A importância da NGFS reside em sua capacidade de promover cooperação técnica, disseminar boas práticas e desenvolver ferramentas analíticas de orientação, como elaborar cenários macroeconômicos, que simulam os impactos de diferentes trajetórias de emissões de carbono, permitindo que bancos centrais e instituições financeiras avaliem riscos e adaptem suas estratégias.
A Rede ainda possibilita que os supervisores integrem riscos ambientais nas análises de solvência, liquidez e estabilidade das instituições financeiras e atua como plataforma de troca de conhecimento, fortalecendo capacidades técnicas em países em desenvolvimento e promovendo uma abordagem coordenada para a “ecologização” do sistema financeiro.
Os números globais mais do que justificam a decisão dos bancos centrais que caminham no sentido de uma nova arquitetura financeira, alinhada ao ESG (boas práticas ambientais, sociais e de governança), uma vez que os impactos das mudanças climáticas custaram ao mundo US$ 320 bilhões em 2024.
A atual estrutura financeira internacional, baseada em modelos de crescimento econômico intensivo em carbono, mostra-se inadequada para enfrentar os desafios da sustentabilidade. A crise climática exige investimentos trilionários em energias renováveis, infraestrutura resiliente, conservação ambiental e adaptação às mudanças climáticas — especialmente em países em desenvolvimento, que enfrentam limitações fiscais e vulnerabilidades socioeconômicas.
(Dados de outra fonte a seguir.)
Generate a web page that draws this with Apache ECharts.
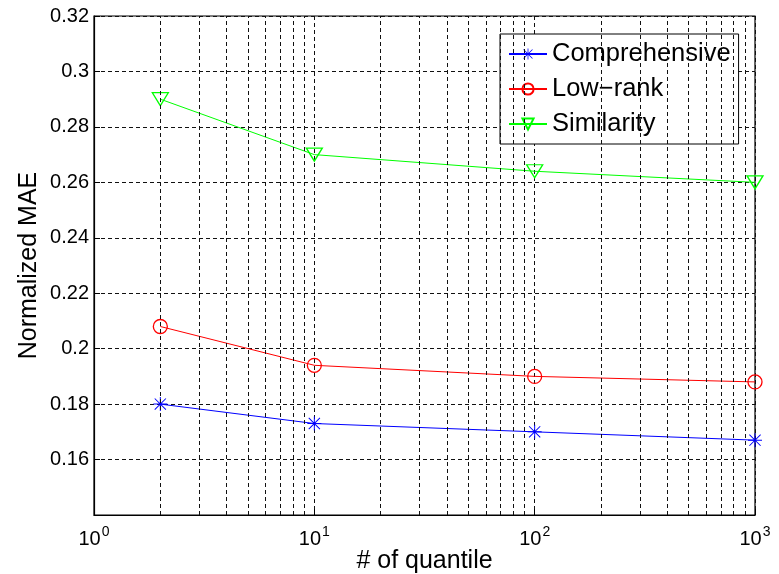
<!DOCTYPE html>
<html>
<head>
<meta charset="utf-8">
<script src="https://cdn.jsdelivr.net/npm/echarts@6/dist/echarts.min.js"></script>
<style>
  html, body { margin: 0; padding: 0; background: #fff; }
  #chart { width: 779px; height: 574px; }
</style>
</head>
<body>
<div id="chart"></div>
<script>
// Number of quantiles (log scale) and the normalized MAE for each method
const quantiles = [2, 10, 100, 1000];
const comprehensive = [0.180, 0.173, 0.170, 0.167];
const lowRank = [0.208, 0.194, 0.190, 0.188];
const similarity = [0.290, 0.270, 0.264, 0.260];
const seriesNames = ['Comprehensive', 'Low\u2212rank', 'Similarity'];

// Minor log-decade grid positions
const minorGrid = [2, 3, 4, 5, 6, 7, 8, 9, 20, 30, 40, 50, 60, 70, 80, 90, 200, 300, 400, 500, 600, 700, 800, 900];

const FONT = '"Liberation Sans", Arial, Helvetica, sans-serif';
const gridDash = { color: '#111', width: 1, type: [4, 3] };

// Eight-armed asterisk marker
const asterisk = 'path://M9.3,0h1.4v20h-1.4Z M0,9.3h20v1.4h-20Z M1.5,2.5L2.5,1.5L18.5,17.5L17.5,18.5Z M17.5,1.5L18.5,2.5L2.5,18.5L1.5,17.5Z';
const triDown = 'path://M0,0L20,0L10,17Z';

function pairs(ys) { return quantiles.map((q, i) => [q, ys[i]]); }

const chart = echarts.init(document.getElementById('chart'), null, { renderer: 'canvas' });
chart.setOption({
  animation: false,
  backgroundColor: '#fff',
  textStyle: { fontFamily: FONT },
  grid: {
    left: 94, right: 24, top: 16, bottom: 59,
    containLabel: false, outerBoundsMode: 'none',
    show: true, borderColor: '#000', borderWidth: 1.2, backgroundColor: 'transparent'
  },
  legend: {
    orient: 'vertical',
    left: 500, top: 34,
    data: seriesNames,
    backgroundColor: '#fff',
    borderColor: '#000', borderWidth: 1,
    padding: [7, 8, 7, 8],
    itemWidth: 38, itemHeight: 14, itemGap: 9,
    textStyle: { fontSize: 25.5, color: '#000', fontFamily: FONT }
  },
  xAxis: {
    type: 'log', logBase: 10, min: 1, max: 1000,
    name: '# of quantile', nameLocation: 'middle', nameGap: 34, nameMoveOverlap: false,
    nameTextStyle: { fontSize: 25, color: '#000', fontFamily: FONT, verticalAlign: 'top' },
    axisLine: { lineStyle: { color: '#000', width: 1.2 } },
    axisTick: { inside: true, length: 6, lineStyle: { color: '#000' } },
    axisLabel: {
      margin: 10, color: '#000',
      formatter: function (v) {
        const e = Math.round(Math.log10(v));
        return '{b|10}{s|' + e + '}';
      },
      rich: {
        b: { fontSize: 20, fontFamily: FONT, color: '#000' },
        s: { fontSize: 14, fontFamily: FONT, color: '#000', padding: [0, 0, 14, 1] }
      }
    },
    splitLine: { show: true, lineStyle: gridDash }
  },
  yAxis: {
    type: 'value', min: 0.14, max: 0.32, interval: 0.02,
    name: 'Normalized MAE', nameLocation: 'middle', nameGap: 52, nameRotate: 90, nameMoveOverlap: false,
    nameTextStyle: { fontSize: 25, color: '#000', fontFamily: FONT },
    axisLine: { show: true, lineStyle: { color: '#000', width: 1.2 } },
    axisTick: { show: true, inside: true, length: 6, lineStyle: { color: '#000' } },
    axisLabel: {
      margin: 5, fontSize: 20, color: '#000', fontFamily: FONT,
      formatter: function (v) {
        if (Math.abs(v - 0.14) < 1e-9) return '';
        return String(parseFloat(v.toFixed(2)));
      }
    },
    splitLine: { show: true, lineStyle: gridDash }
  },
  series: [
    {
      name: 'grid-minor', type: 'line', data: [], silent: true, z: 1,
      markLine: {
        silent: true, symbol: 'none', label: { show: false },
        lineStyle: gridDash, animation: false,
        data: minorGrid.map(v => ({ xAxis: v }))
      }
    },
    {
      name: seriesNames[0], type: 'line', data: pairs(comprehensive), z: 3,
      symbol: asterisk, symbolSize: 14,
      lineStyle: { color: '#0000ff', width: 1 },
      itemStyle: { color: '#0000ff' }
    },
    {
      name: seriesNames[1], type: 'line', data: pairs(lowRank), z: 3,
      symbol: 'circle', symbolSize: 14,
      lineStyle: { color: '#ff0000', width: 1 },
      itemStyle: { color: 'rgba(0,0,0,0)', borderColor: '#ff0000', borderWidth: 1.3 }
    },
    {
      name: seriesNames[2], type: 'line', data: pairs(similarity), z: 3,
      symbol: triDown, symbolSize: [16, 13],
      lineStyle: { color: '#00ff00', width: 1 },
      itemStyle: { color: 'rgba(0,0,0,0)', borderColor: '#00ff00', borderWidth: 1.3 }
    }
  ]
});
</script>
</body>
</html>
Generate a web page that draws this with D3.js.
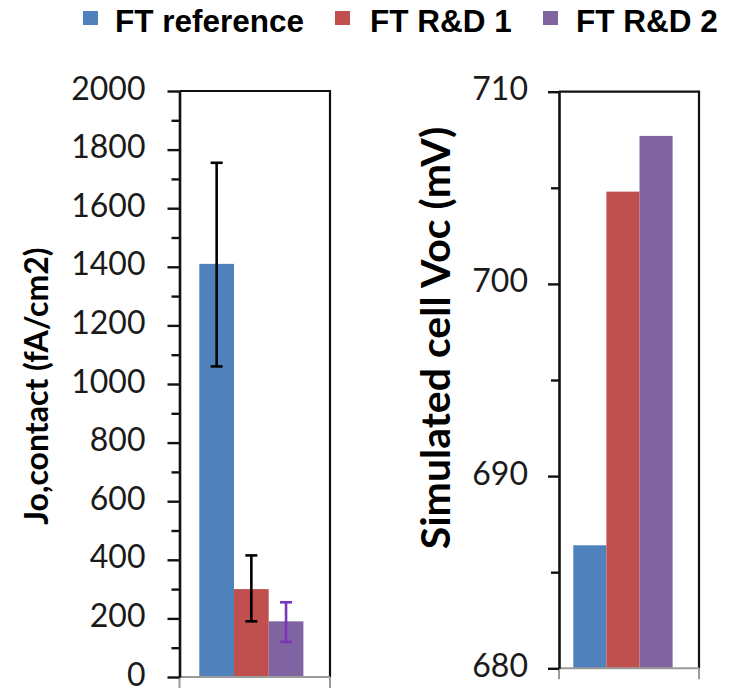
<!DOCTYPE html>
<html><head><meta charset="utf-8">
<script src="https://cdn.jsdelivr.net/npm/d3@7"></script>
<style>body{margin:0;background:#fff} svg{display:block}</style>
</head><body>
<svg id="chart" width="732" height="690"></svg>
<script>
// Series shared by both panels
const series = ["FT reference", "FT R&D 1", "FT R&D 2"];
const seriesColors = ["#4F81BD", "#C0504D", "#8064A2"];

// Left panel: contact recombination current (fA/cm2) with error bars
const joValues = [1410, 300, 190];
const joErrLow = [1060, 190, 120];
const joErrHigh = [1755, 415, 255];
const joErrColors = ["#000000", "#000000", "#7B35B8"];
const joTicks = [0, 200, 400, 600, 800, 1000, 1200, 1400, 1600, 1800, 2000];
const joMinorTicks = [100, 300, 500, 700, 900, 1100, 1300, 1500, 1700, 1900];

// Right panel: simulated cell Voc (mV)
const vocValues = [686.4, 704.8, 707.7];
const vocTicks = [680, 690, 700, 710];
const vocMinorTicks = [685, 695, 705];

const svg = d3.select("#chart");

function drawPanel(p) {
  const g = svg.append("g");
  const y = d3.scaleLinear().domain(p.domain).range([p.y1, p.y0]);
  const x = d3.scaleBand().domain(series)
    .range([p.barStart, p.barStart + p.barWidth * series.length]).padding(0);

  // bars
  g.selectAll("rect.bar").data(p.values).join("rect")
    .attr("class", "bar")
    .attr("x", (d, i) => x(series[i]))
    .attr("width", x.bandwidth())
    .attr("y", d => y(d))
    .attr("height", d => y(p.domain[0]) - y(d))
    .attr("fill", (d, i) => seriesColors[i]);

  // error bars
  if (p.errLow) {
    const eb = g.selectAll("g.err").data(p.values).join("g").attr("class", "err")
      .attr("stroke", (d, i) => p.errColors[i]).attr("stroke-width", 2.6);
    const cx = i => x(series[i]) + x.bandwidth() / 2;
    eb.append("line").attr("x1", (d, i) => cx(i)).attr("x2", (d, i) => cx(i))
      .attr("y1", (d, i) => y(p.errLow[i])).attr("y2", (d, i) => y(p.errHigh[i]));
    eb.append("line").attr("x1", (d, i) => cx(i) - 6).attr("x2", (d, i) => cx(i) + 6)
      .attr("y1", (d, i) => y(p.errLow[i])).attr("y2", (d, i) => y(p.errLow[i]));
    eb.append("line").attr("x1", (d, i) => cx(i) - 6).attr("x2", (d, i) => cx(i) + 6)
      .attr("y1", (d, i) => y(p.errHigh[i])).attr("y2", (d, i) => y(p.errHigh[i]));
  }

  // frame: top and right edges
  g.append("path")
    .attr("d", `M${p.x0},${p.y0}H${p.x1}V${p.y1}`)
    .attr("fill", "none").attr("stroke", "#111").attr("stroke-width", 2.2);

  // category axis (grey) with end ticks
  g.append("path")
    .attr("d", `M${p.x0},${p.y1}H${p.x1}M${p.x0},${p.y1}V${p.y1 + 11}M${p.x1},${p.y1}V${p.y1 + 11}`)
    .attr("fill", "none").attr("stroke", "#9a9a9a").attr("stroke-width", 2);

  // minor ticks
  const minor = g.append("g").attr("transform", `translate(${p.x0},0)`)
    .call(d3.axisLeft(y).tickValues(p.minorTicks).tickSize(8).tickFormat(""));
  minor.select(".domain").remove();
  minor.selectAll(".tick line").attr("stroke", "#111").attr("stroke-width", 2.4);

  // major ticks, labels and value axis line
  const ax = g.append("g").attr("transform", `translate(${p.x0},0)`)
    .call(d3.axisLeft(y).tickValues(p.ticks).tickSize(p.tickLen).tickSizeOuter(0)
      .tickPadding(p.tickPad).tickFormat(d3.format("d")));
  ax.select(".domain").attr("stroke", "#111").attr("stroke-width", 2.6);
  ax.selectAll(".tick line").attr("stroke", "#111").attr("stroke-width", 2.4);
  ax.selectAll(".tick text")
    .attr("dy", "0.25em")
    .attr("font-family", "Lato, 'Open Sans', sans-serif")
    .attr("font-size", 32).attr("fill", "#1a1a1a");

  // axis title
  g.append("text")
    .attr("transform", `translate(${p.titleX},${p.titleY}) rotate(-90)`)
    .attr("text-anchor", "middle")
    .attr("font-family", "Lato, 'Open Sans', sans-serif")
    .attr("font-weight", "bold").attr("font-size", p.titleSize)
    .attr("fill", "#000")
    .text(p.title);
}

drawPanel({
  x0: 179.5, x1: 330, y0: 91, y1: 677,
  domain: [0, 2000], ticks: joTicks, minorTicks: joMinorTicks,
  tickLen: 12, tickPad: 22,
  barStart: 199.3, barWidth: 34.7,
  values: joValues, errLow: joErrLow, errHigh: joErrHigh, errColors: joErrColors,
  title: "Jo,contact (fA/cm2)", titleSize: 32, titleX: 48, titleY: 386
});

drawPanel({
  x0: 559, x1: 699, y0: 91.7, y1: 668.3,
  domain: [680, 710], ticks: vocTicks, minorTicks: vocMinorTicks,
  tickLen: 11, tickPad: 20,
  barStart: 573.3, barWidth: 33.1,
  values: vocValues,
  title: "Simulated cell Voc (mV)", titleSize: 41, titleX: 450, titleY: 338
});

// legend
const legendX = [[83, 115], [335, 370], [543, 576]];
const legend = svg.append("g");
series.forEach((s, i) => {
  legend.append("rect")
    .attr("x", legendX[i][0]).attr("y", 11).attr("width", 15).attr("height", 14)
    .attr("fill", seriesColors[i]);
  legend.append("text")
    .attr("x", legendX[i][1]).attr("y", 32)
    .attr("font-family", "'Liberation Sans', Arial, sans-serif")
    .attr("font-weight", "bold").attr("font-size", 31.5).attr("fill", "#000")
    .text(s);
});
</script>
</body></html>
Nesse entrelaçamento entre clima e finanças, a atuação de organismos multilaterais e de consultorias especializadas ganham um papel quase interseccional: são intérpretes do indizível, que traduzem métricas áridas em mapas de futuro. Mais do que números, oferecem bússolas — antecipam riscos, iluminam oportunidades e ajudam a erguer pontes entre a arquitetura financeira global e as urgências da sustentabilidade. É nesse trabalho silencioso de mediação que, muitas vezes, se desenha a possibilidade real de transformar promessas em práticas.
Nessa corrida, a COP30 pode ser considerada o segundo fórum global de 2025, depois de Sevilha, que oferecerá uma oportunidade para que líderes globais avancem na construção de uma arquitetura financeira mais verde. A Conferência do Clima em Belém tende a ser um espaço decisivo para redefinir alguns novos fundamentos financeiros mundiais ligados à crise climática.
Parte do sucesso do evento dependerá da capacidade de os países transformarem promessas em mecanismos concretos de financiamento e cooperação internacional. Em um contexto de crescente urgência ambiental, a conferência pode ser decisiva para que o sistema financeiro global se reinvente e se torne também um agente da transformação sustentável.